Case solved? Not quite. "While [police] investigated Condit and his romantic links to Levy and other women," the Washington Post reported in 2009 when Guandique was arrested, "they failed to fully investigate Guandique.”

No wonder it took a decade to convict him.

U.S. Immigration Policy Partly to Blame

That truth aside, no one wants to discuss the indirect role federal officials and their weak immigration policies played in Levy’s death.

Reported Human Events in 2009:

In a statement released in response to questions from HUMAN EVENTS, the Eastern Region Office of the Immigration and Naturalization Service said: Our records indicate that Mr. Guandique entered the United States illegally but was eligible for an immigration benefit because of the designation of Temporary Protected Status (TPS) for nationals of El Salvador. He filed for that benefit and received work authorization while that application was pending. The application has subsequently been denied because Guandique failed to submit fingerprints.

President Bush decided to grant TPS status to illegal aliens from El Salvador on March 2 of last year after meeting with Salvadoran President Francisco Flores.
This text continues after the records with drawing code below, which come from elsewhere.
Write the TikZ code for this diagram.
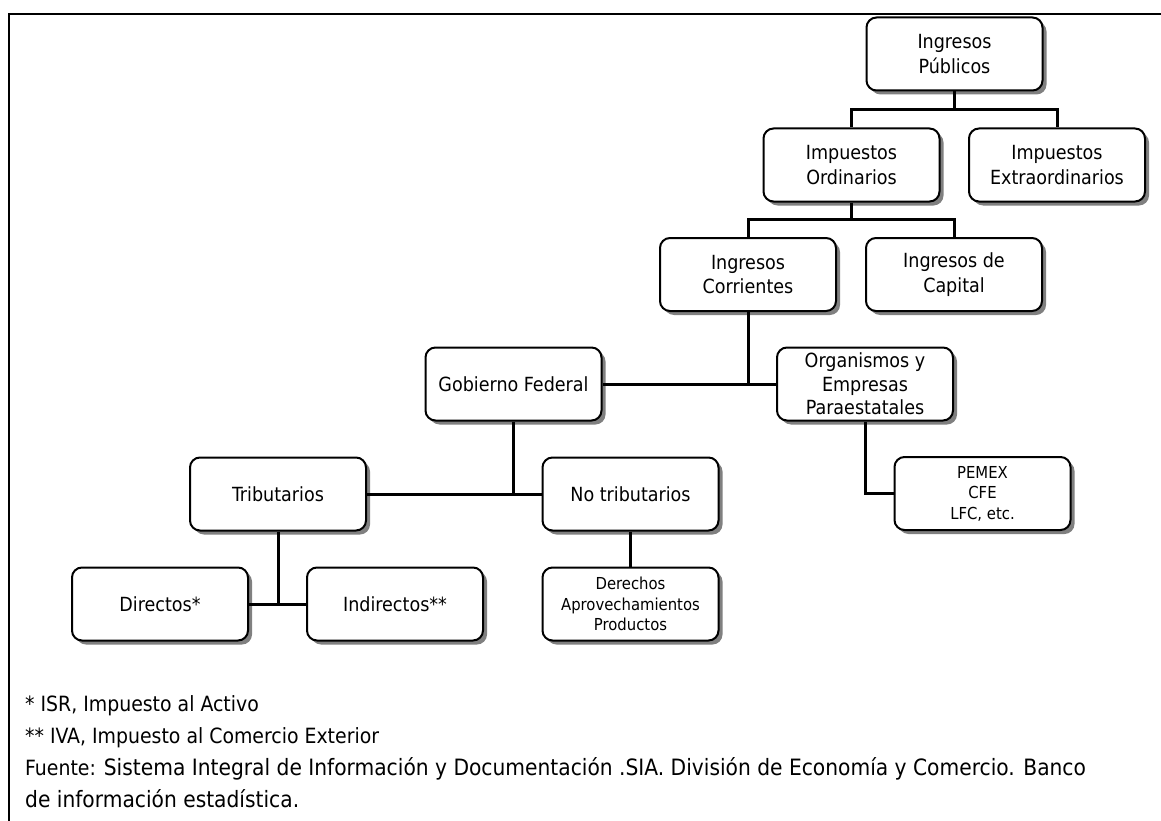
\documentclass[tikz,border=0pt]{standalone}
\usepackage{fontspec}
\setmainfont{DejaVu Sans Condensed}
\usetikzlibrary{shadows}

\newcommand\srcfont{\fontsize{22.5}{26}\selectfont}

\tikzset{
  box/.style={draw, line width=2pt, rounded corners=10pt, fill=white,
    minimum width=176pt, minimum height=73pt, inner sep=0pt, align=center,
    font=\fontsize{19.5}{24.5}\selectfont,
    drop shadow={shadow xshift=4pt, shadow yshift=-4pt, fill=black!50, opacity=1}},
  smallbox/.style={box, font=\fontsize{16.5}{20.5}\selectfont},
  tallbox/.style={box, font=\fontsize{19.5}{23.5}\selectfont},
  conn/.style={line width=3pt},
  frame/.style={line width=2.6pt},
  note/.style={anchor=base west, inner sep=0pt, font=\fontsize{21}{24}\selectfont},
}

\begin{document}
\begin{tikzpicture}[x=1pt, y=-1pt]
  \useasboundingbox (0,0) rectangle (1161,821);

  % open frame: top and left rules
  \coordinate (fr1) at (1161,14);
  \coordinate (fr2) at (9,14);
  \coordinate (fr3) at (9,821);
  \draw[frame] (fr1) -- (fr2) -- (fr3);

  % boxes
  \node[box] (pub)  at (954.5,54)  {Ingresos\\Públicos};
  \node[box] (ord)  at (851.5,165) {Impuestos\\Ordinarios};
  \node[box] (ext)  at (1057,165)  {Impuestos\\Extraordinarios};
  \node[box] (cor)  at (748,274.5) {Ingresos\\Corrientes};
  \node[box] (cap)  at (954,274.5) {Ingresos de\\Capital};
  \node[box] (gob)  at (513.5,384) {Gobierno Federal};
  \node[tallbox] (org) at (865,384) {Organismos y\\Empresas\\Paraestatales};
  \node[box] (trib) at (278,494)   {Tributarios};
  \node[box] (notr) at (630.5,494) {No tributarios};
  \node[smallbox] (pem) at (982.5,493.5) {PEMEX\\CFE\\LFC, etc.};
  \node[box] (dir)  at (160,604)   {Directos*};
  \node[box] (ind)  at (395,604)   {Indirectos**};
  \node[smallbox] (der) at (630.5,604) {Derechos\\Aprovechamientos\\Productos};

  % junction points
  \coordinate (j1) at (954.5,110);
  \coordinate (j2) at (851.5,219);

  % connectors
  \draw[conn] (pub.south) -- (j1);
  \draw[conn] (ord.north) |- (j1) -| (ext.north);
  \draw[conn] (ord.south) -- (j2);
  \draw[conn] (cor.north) |- (j2) -| (cap.north);
  \draw[conn] (gob.east) -- (org.west);
  \draw[conn] (cor.south) -- (cor.south |- gob.east);
  \draw[conn] (org.south) |- (pem.west);
  \draw[conn] (trib.east) -- (notr.west);
  \draw[conn] (gob.south) -- (gob.south |- trib.east);
  \draw[conn] (notr.south) -- (der.north);
  \draw[conn] (dir.east) -- (ind.west);
  \draw[conn] (trib.south) -- (trib.south |- dir.east);

  % notes
  \node[note] (n1) at (25,711) {* ISR, Impuesto al Activo};
  \node[note] (n2) at (25,743) {** IVA, Impuesto al Comercio Exterior};
  \node[note] (n3) at (25,775) {Fuente: {\srcfont Sistema Integral de Información y Documentación .SIA. División de Economía y Comercio. Banco}};
  \node[note, font=\srcfont] (n4) at (25,807) {de información estadística.};
\end{tikzpicture}
\end{document}
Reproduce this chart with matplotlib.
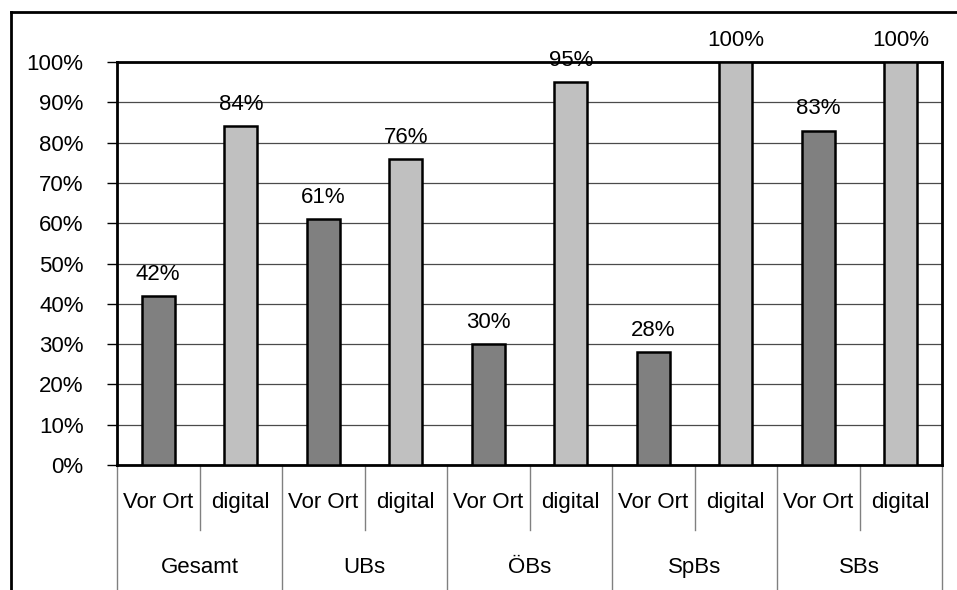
import matplotlib.pyplot as plt
from matplotlib.lines import Line2D
import matplotlib.transforms as mtransforms

# data
groups = ["Gesamt", "UBs", "ÖBs", "SpBs", "SBs"]
modes = ["Vor Ort", "digital"]
vor_ort = [42, 61, 30, 28, 83]
digital = [84, 76, 95, 100, 100]

DARK = "#808080"
LIGHT = "#C0C0C0"
FS = 16

plt.rcParams["font.family"] = ["Liberation Sans", "DejaVu Sans"]

W, H = 957, 590
fig = plt.figure(figsize=(W / 100, H / 100), dpi=100)
ax = fig.add_axes([117 / W, 1 - 465 / H, (942 - 117) / W, (465 - 62) / H])

values = []
colors = []
for v, d in zip(vor_ort, digital):
    values += [v, d]
    colors += [DARK, LIGHT]
xs = list(range(len(values)))

ax.bar(xs, values, width=0.4, color=colors, edgecolor="black",
       linewidth=1.8, zorder=3)
for x, v in zip(xs, values):
    ax.annotate(f"{v}%", (x, v), xytext=(0, 8), textcoords="offset points",
                ha="center", va="bottom", fontsize=FS, annotation_clip=False)

ax.set_xlim(-0.5, len(values) - 0.5)
ax.set_ylim(0, 100)
ax.set_yticks(range(0, 101, 10))
ax.set_yticklabels([f"{t}%" for t in range(0, 101, 10)], fontsize=FS)
ax.tick_params(axis="y", length=7, width=1, pad=17, color="black")
ax.set_xticks([])
ax.yaxis.grid(True, color="#4a4a4a", linewidth=0.9)
ax.set_axisbelow(True)
for s in ax.spines.values():
    s.set_linewidth(2)
    s.set_color("black")

# two-level category axis below the plot
trans = mtransforms.blended_transform_factory(ax.transData, ax.transAxes)
inner_bottom = -0.162
outer_bottom = -0.33
for i in range(len(values) + 1):
    b = i - 0.5
    y0 = outer_bottom if i % 2 == 0 else inner_bottom
    ax.add_line(Line2D([b, b], [0, y0], transform=trans, color="#808080",
                       linewidth=1, clip_on=False))
for x in xs:
    ax.text(x, -0.092, modes[x % 2], transform=trans, ha="center",
            va="center", fontsize=FS)
for g, name in enumerate(groups):
    ax.text(2 * g + 0.5, -0.255, name, transform=trans, ha="center",
            va="center", fontsize=FS)

# outer chart border (left and top only visible)
fig.add_artist(Line2D([11 / W, 11 / W], [0, 1 - 12 / H], color="black",
                      linewidth=2, transform=fig.transFigure))
fig.add_artist(Line2D([11 / W, 1], [1 - 12 / H, 1 - 12 / H], color="black",
                      linewidth=2, transform=fig.transFigure))

fig.savefig("out.png", dpi=100)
According to a 1990 immigration law, the attorney general can certify illegal aliens as eligible for this status whenever he determines “they are temporarily unable to return to their homelands” because of a war or natural disaster. In January and February 2001 there were earthquakes in El Salvador that killed hundreds of people.  Bush determined that TPS status should be extended to Salvadoran illegal immigrants as a means of providing additional financial aid to the stricken country. “This will allow them to continue to work here and to remit some of their wages back home to support El Salvador’s recovery efforts,” Bush said at the time.

A few days after the President’s decision, Atty. Gen. John Ashcroft issued regulations indicating that any Salvadoran who had been in the United States before February 13, 2001 could apply by September 9, 2002 to stay in the U.S. under TPS. While their TPS application were pending, they could apply for permission to legally work in the United States. Ashcroft estimated there were 150,000 potential applicants for the program.

Guandique was one of them — and, although the INS will not say when he applied, it must have been within weeks of beginning his crime spree.

Condit supported those policies, VDare.com reported in 2009, when Guandique was finally booked for Levy’s murder:

Condit voted against putting troops on the U.S. border, which could have stopped Guandique from entering the country…. In 2000, he signed a letter to then President Clinton urging him to sign The Nicaraguan Adjustment and Central American Relief Act, which would give amnesty to virtually [all] Nicaraguans, Salvadorans, Hondurans, and Guatemalans living in the country. The talk of such an amnesty no doubt encouraged Guandique and other Salvadoran illegal aliens to break into our country in time for the amnesty that they ended up getting in part from Bush.

So Condit’s leftist immigration ideas, not just his libido, helped drive him from office. He was wrongly fingered for a crime one of the beneficiaries of his position on illegal immigration committed.

Problem is, the real victim of U.S. immigration policy in this case was Chandra Levy. She is just one of thousands who suffer at the bloody hands of illegal aliens federal authorities permit to roam the United States freely.